## Aim of the task
Check every line of the entries for "recreates", and copy the lines that hold it.
## Begin Provided records
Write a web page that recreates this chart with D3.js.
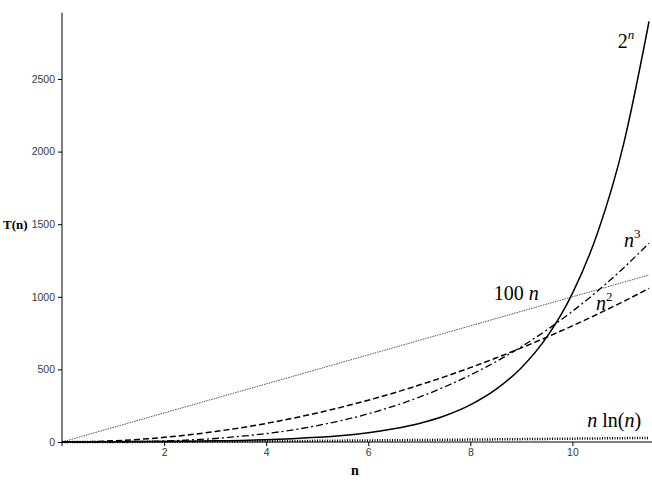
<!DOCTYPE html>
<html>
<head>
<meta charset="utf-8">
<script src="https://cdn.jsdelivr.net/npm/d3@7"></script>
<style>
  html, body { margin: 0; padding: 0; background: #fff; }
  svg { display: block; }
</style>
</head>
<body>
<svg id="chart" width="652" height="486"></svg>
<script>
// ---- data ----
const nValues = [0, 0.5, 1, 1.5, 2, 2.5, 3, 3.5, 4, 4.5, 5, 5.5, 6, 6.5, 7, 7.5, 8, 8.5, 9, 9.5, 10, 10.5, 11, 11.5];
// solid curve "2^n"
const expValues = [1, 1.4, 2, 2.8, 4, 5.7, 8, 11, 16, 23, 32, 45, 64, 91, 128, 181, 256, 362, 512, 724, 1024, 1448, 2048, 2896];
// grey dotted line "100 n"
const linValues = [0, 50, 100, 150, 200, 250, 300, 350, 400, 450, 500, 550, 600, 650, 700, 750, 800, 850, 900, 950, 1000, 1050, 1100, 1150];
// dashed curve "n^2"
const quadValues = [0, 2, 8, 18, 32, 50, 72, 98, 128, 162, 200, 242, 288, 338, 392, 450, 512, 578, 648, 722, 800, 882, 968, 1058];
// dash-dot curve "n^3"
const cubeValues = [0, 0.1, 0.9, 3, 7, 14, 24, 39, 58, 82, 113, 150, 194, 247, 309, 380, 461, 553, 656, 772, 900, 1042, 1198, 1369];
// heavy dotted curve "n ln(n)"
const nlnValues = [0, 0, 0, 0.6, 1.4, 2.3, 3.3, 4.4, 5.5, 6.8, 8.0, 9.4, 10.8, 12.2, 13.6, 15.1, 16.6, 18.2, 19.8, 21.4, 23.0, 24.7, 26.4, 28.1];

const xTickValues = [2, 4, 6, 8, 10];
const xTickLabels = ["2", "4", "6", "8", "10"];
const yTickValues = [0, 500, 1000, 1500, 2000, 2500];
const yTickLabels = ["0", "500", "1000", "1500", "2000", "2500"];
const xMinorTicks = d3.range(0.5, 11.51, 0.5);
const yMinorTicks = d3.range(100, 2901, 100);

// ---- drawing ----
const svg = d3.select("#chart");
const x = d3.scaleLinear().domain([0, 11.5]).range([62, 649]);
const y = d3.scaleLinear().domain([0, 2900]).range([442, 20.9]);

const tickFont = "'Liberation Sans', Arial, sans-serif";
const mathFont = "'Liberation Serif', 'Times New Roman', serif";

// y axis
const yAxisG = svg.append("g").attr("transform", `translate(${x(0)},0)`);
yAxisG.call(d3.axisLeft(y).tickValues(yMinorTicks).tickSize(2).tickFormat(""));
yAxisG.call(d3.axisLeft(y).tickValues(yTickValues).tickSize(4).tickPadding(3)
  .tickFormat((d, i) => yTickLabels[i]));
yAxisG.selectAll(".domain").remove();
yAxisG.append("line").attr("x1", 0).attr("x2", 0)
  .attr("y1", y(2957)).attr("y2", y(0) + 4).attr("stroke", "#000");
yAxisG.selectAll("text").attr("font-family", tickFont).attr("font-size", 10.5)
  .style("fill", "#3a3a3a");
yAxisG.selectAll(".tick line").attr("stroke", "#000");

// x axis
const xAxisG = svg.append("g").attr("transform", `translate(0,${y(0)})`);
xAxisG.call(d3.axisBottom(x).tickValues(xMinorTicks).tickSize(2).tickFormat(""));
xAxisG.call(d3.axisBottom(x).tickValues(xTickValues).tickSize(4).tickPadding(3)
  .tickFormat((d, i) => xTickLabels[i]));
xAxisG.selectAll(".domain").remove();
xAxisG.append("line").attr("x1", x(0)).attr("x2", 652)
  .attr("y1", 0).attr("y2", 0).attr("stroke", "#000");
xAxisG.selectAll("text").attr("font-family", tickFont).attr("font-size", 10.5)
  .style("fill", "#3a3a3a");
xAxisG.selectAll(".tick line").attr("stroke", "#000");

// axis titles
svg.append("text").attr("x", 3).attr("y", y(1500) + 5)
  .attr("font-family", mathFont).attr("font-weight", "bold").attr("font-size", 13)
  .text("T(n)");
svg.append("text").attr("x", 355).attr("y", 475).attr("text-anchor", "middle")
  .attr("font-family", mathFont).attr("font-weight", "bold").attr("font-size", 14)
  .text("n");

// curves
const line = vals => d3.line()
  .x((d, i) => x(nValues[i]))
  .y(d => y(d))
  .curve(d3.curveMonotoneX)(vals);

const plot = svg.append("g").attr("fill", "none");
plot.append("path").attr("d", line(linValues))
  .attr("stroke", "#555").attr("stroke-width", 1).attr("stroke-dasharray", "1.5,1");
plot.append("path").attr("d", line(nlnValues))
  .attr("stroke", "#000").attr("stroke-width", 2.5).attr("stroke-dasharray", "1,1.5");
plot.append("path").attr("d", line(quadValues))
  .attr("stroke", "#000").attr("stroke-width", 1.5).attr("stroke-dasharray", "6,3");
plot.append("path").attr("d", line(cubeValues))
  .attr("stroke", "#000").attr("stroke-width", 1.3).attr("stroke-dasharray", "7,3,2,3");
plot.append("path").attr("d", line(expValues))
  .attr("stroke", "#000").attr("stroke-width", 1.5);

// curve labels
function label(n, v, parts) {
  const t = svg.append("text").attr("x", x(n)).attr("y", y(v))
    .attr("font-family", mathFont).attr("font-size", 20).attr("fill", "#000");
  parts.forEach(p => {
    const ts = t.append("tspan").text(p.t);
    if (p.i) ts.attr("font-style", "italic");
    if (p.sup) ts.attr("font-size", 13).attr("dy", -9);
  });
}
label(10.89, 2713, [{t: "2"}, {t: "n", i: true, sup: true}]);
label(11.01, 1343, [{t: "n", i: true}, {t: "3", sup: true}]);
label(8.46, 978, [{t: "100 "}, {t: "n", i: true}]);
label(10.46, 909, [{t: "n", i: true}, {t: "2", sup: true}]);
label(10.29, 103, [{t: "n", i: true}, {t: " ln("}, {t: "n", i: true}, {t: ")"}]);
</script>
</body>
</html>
## End Provided records
## Begin Provided records
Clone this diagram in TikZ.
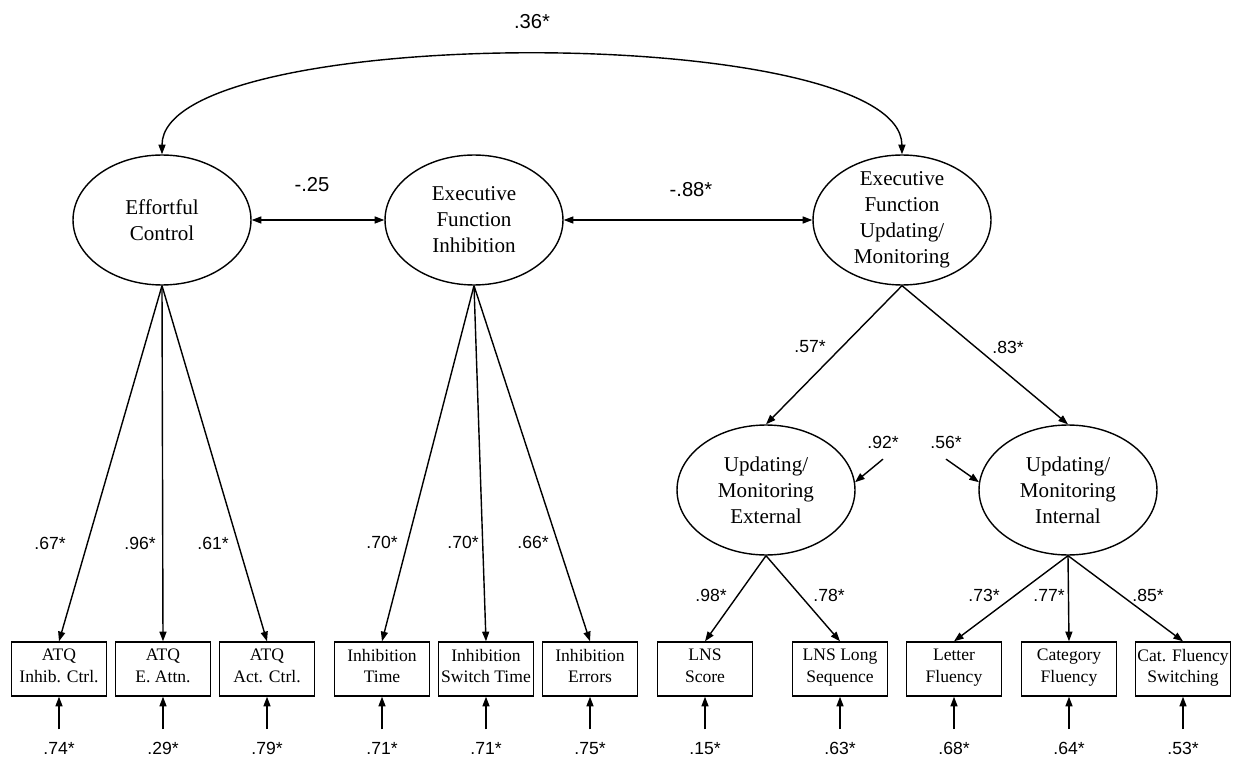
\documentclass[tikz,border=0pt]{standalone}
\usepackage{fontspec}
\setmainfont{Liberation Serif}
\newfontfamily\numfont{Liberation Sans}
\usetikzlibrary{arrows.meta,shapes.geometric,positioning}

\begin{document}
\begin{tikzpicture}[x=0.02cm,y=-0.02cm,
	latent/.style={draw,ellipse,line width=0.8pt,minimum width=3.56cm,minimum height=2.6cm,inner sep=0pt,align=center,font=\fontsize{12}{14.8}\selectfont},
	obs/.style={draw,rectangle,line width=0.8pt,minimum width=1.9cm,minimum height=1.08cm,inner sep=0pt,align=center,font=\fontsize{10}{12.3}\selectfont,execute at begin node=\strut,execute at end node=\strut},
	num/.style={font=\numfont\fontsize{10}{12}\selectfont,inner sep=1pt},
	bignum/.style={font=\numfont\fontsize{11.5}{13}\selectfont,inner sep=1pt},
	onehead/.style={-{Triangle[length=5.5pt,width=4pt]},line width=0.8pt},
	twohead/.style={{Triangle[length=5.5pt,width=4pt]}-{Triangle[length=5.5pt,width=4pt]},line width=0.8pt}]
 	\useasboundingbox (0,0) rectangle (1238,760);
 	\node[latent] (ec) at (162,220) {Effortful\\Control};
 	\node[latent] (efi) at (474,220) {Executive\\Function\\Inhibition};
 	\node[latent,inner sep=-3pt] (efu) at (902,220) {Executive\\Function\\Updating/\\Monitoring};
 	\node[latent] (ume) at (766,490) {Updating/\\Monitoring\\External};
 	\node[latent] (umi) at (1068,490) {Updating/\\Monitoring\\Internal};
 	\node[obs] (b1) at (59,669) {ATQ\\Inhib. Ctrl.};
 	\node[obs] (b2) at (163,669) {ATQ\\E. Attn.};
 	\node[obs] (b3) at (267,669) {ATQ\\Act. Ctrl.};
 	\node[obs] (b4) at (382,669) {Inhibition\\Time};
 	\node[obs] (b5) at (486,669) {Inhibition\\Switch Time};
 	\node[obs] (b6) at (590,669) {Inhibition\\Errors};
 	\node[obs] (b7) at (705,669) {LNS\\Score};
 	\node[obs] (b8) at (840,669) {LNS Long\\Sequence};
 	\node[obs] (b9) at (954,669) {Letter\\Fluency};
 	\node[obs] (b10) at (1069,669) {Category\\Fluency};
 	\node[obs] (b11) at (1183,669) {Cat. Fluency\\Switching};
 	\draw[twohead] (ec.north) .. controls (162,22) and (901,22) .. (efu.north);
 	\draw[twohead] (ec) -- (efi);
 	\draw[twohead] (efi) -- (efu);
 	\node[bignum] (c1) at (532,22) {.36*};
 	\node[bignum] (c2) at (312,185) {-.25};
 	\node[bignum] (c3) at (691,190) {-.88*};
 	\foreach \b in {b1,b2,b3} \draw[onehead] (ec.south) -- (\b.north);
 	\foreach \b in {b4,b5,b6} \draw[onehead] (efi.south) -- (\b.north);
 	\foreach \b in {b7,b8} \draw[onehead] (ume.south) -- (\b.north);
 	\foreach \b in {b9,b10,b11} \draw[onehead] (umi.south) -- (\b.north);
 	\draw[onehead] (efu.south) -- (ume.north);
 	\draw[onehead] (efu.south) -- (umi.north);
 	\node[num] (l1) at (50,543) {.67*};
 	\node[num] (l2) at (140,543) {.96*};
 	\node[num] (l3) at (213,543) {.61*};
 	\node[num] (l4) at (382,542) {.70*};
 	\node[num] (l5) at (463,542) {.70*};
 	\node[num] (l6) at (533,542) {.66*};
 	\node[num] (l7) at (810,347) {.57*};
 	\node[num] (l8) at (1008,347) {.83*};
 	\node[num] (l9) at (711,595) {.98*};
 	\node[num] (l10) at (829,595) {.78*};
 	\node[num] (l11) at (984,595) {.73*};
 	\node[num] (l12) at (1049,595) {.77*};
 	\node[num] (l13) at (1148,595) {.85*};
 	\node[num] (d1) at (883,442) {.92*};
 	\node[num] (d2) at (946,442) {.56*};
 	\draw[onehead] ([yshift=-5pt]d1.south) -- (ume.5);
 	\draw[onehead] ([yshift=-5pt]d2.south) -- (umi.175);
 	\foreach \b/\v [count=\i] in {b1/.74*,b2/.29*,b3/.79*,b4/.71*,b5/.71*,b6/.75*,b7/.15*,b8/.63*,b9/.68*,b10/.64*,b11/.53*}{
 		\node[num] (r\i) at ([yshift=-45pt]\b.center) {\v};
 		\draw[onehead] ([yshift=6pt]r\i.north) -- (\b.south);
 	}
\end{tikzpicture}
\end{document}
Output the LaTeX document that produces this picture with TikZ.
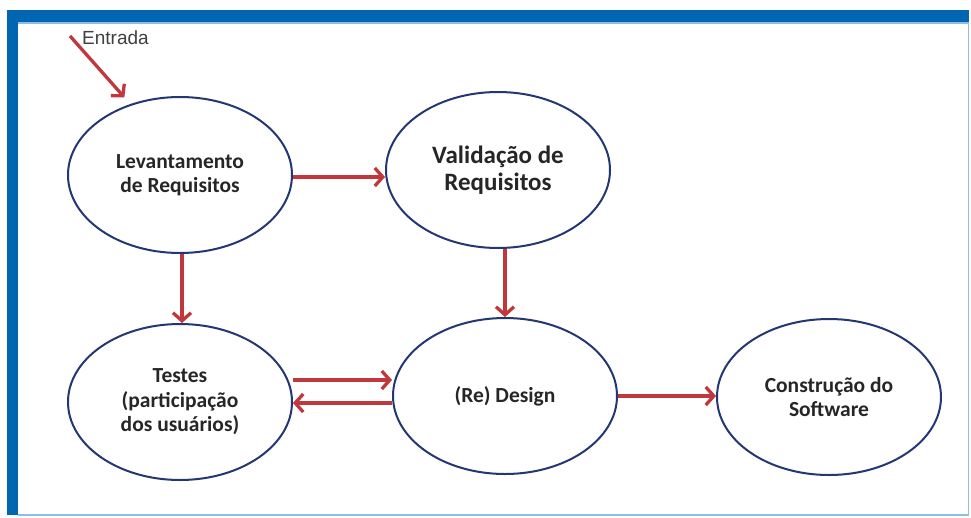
## End Provided records
## Begin Provided records
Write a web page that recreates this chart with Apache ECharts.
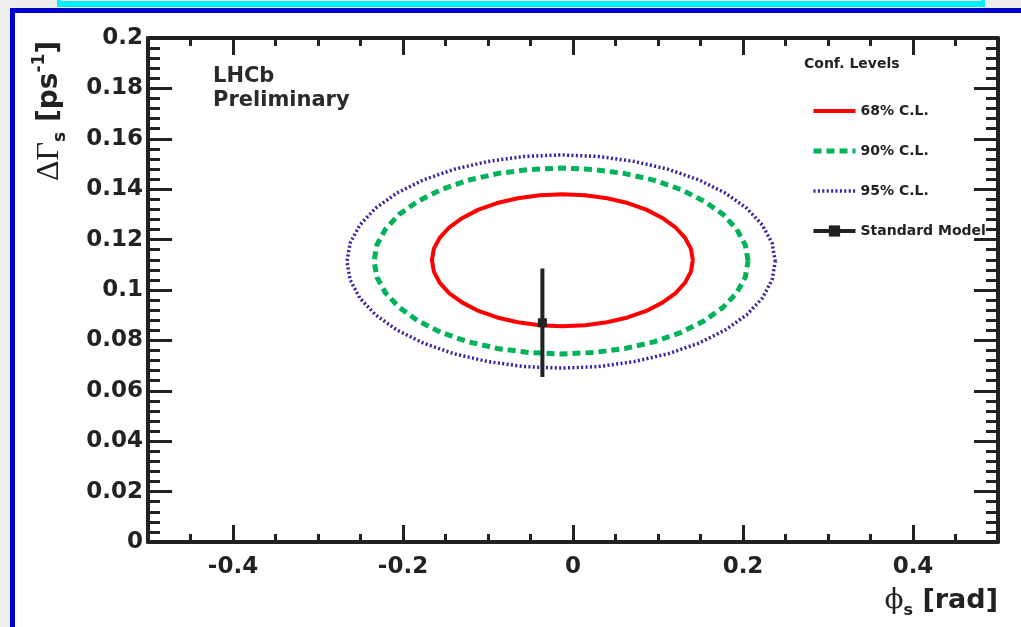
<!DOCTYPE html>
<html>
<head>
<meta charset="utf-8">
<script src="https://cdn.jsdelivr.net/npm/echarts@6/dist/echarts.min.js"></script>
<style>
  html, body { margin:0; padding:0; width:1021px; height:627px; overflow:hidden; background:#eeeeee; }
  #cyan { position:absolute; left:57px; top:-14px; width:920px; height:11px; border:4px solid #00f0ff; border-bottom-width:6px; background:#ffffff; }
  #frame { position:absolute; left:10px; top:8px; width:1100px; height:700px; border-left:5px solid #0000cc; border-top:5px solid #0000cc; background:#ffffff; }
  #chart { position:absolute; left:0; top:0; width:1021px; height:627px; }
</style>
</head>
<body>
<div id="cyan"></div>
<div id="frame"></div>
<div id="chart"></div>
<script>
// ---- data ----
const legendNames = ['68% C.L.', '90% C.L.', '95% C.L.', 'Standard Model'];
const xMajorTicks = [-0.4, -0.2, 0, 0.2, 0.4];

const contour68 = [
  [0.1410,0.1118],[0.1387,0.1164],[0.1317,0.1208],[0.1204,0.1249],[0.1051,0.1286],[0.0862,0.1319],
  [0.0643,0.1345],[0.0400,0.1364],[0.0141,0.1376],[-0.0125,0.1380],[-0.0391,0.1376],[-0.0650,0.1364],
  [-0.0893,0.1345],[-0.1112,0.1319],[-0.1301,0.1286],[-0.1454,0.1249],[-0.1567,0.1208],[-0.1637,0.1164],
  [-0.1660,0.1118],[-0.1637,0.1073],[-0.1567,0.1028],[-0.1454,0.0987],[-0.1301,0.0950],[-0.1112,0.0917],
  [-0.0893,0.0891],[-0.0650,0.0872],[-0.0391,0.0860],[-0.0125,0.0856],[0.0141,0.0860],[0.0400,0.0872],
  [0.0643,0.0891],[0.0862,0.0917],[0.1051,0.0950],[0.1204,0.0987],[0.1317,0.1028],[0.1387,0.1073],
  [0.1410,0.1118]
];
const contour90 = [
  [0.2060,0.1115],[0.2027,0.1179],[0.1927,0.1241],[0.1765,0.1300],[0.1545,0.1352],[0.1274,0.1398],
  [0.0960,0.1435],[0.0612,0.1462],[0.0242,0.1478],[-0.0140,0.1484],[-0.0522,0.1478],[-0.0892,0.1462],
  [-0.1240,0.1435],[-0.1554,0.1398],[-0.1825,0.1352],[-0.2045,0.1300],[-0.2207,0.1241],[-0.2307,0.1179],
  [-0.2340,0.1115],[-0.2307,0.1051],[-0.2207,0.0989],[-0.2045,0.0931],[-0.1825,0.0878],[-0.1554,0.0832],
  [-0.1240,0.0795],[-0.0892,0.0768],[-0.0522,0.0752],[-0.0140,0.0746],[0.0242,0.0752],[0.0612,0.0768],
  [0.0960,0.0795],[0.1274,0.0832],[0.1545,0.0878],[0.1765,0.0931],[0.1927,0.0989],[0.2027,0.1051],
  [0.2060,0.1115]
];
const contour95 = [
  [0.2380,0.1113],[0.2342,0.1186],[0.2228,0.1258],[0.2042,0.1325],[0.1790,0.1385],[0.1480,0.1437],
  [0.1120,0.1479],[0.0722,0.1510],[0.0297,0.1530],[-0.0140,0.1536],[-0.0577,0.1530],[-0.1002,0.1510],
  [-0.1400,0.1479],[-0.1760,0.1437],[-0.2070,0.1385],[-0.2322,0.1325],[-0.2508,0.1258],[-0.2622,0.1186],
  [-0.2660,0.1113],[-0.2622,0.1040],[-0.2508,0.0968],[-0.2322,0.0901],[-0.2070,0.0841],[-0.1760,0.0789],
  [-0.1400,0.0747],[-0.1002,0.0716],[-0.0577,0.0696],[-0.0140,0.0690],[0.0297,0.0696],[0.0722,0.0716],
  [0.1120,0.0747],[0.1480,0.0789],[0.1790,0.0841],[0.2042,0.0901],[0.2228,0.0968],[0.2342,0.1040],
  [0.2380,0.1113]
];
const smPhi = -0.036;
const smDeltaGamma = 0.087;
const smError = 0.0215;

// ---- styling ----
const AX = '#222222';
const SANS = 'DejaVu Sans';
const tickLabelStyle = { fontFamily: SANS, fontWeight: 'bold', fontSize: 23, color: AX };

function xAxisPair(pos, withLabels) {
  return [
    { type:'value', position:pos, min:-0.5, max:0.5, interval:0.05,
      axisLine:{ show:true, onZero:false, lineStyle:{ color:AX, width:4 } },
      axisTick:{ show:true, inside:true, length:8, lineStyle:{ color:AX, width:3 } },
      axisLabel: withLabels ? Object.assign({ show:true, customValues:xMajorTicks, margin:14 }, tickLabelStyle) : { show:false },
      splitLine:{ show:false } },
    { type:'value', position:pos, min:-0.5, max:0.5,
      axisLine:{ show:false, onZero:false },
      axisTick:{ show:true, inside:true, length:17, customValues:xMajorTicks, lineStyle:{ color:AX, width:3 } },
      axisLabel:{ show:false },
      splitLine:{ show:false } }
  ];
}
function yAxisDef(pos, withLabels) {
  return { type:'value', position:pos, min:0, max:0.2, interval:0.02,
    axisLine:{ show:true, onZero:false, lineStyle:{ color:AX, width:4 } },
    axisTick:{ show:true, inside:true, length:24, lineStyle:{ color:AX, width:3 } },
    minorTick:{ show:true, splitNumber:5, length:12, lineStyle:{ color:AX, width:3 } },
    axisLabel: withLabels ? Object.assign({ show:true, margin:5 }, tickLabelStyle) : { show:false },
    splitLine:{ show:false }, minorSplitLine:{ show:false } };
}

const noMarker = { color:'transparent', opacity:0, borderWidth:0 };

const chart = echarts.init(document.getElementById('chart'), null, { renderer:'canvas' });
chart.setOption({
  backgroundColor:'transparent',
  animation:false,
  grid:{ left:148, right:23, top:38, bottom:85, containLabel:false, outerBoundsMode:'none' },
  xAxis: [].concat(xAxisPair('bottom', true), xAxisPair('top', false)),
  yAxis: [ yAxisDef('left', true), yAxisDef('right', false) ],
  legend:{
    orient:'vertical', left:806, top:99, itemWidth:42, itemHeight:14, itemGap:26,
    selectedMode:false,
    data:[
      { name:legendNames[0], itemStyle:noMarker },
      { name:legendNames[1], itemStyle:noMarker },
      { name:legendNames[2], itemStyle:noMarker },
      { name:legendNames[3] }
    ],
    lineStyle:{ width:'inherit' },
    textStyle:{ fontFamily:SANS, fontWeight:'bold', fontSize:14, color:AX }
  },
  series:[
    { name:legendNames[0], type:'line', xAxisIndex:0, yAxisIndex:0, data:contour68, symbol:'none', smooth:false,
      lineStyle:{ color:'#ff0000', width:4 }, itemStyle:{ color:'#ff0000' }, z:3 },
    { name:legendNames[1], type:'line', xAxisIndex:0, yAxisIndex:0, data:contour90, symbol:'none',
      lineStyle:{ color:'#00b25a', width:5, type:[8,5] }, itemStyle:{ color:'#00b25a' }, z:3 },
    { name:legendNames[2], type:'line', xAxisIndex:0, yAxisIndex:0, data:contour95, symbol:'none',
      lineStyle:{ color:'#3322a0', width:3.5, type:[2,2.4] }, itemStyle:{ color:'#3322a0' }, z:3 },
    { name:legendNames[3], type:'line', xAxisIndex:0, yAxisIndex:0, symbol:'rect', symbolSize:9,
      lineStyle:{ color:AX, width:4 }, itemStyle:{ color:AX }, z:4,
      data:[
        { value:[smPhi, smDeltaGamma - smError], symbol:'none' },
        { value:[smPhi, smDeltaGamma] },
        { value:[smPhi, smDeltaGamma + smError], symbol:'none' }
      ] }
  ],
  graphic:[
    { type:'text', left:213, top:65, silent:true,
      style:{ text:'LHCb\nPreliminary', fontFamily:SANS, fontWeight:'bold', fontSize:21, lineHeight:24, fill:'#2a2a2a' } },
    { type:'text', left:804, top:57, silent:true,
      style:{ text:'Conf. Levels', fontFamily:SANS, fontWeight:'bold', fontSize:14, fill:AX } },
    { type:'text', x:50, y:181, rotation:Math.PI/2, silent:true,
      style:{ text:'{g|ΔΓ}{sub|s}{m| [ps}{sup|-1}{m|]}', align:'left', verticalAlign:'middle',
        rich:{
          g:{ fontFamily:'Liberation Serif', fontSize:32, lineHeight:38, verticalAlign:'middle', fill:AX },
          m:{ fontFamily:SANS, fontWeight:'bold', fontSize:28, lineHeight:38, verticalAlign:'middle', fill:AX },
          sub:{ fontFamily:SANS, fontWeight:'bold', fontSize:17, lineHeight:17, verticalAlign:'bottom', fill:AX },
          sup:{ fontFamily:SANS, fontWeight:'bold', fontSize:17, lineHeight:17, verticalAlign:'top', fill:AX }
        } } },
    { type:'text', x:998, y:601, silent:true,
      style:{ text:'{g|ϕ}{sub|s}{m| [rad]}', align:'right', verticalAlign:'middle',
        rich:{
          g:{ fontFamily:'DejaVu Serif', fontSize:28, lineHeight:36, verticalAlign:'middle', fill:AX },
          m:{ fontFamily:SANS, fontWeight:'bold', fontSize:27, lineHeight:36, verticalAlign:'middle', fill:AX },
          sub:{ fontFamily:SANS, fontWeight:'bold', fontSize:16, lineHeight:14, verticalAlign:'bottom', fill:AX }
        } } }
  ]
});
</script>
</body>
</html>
## End Provided records
## Written solution
Write a web page that recreates this chart with D3.js.
Write a web page that recreates this chart with Apache ECharts.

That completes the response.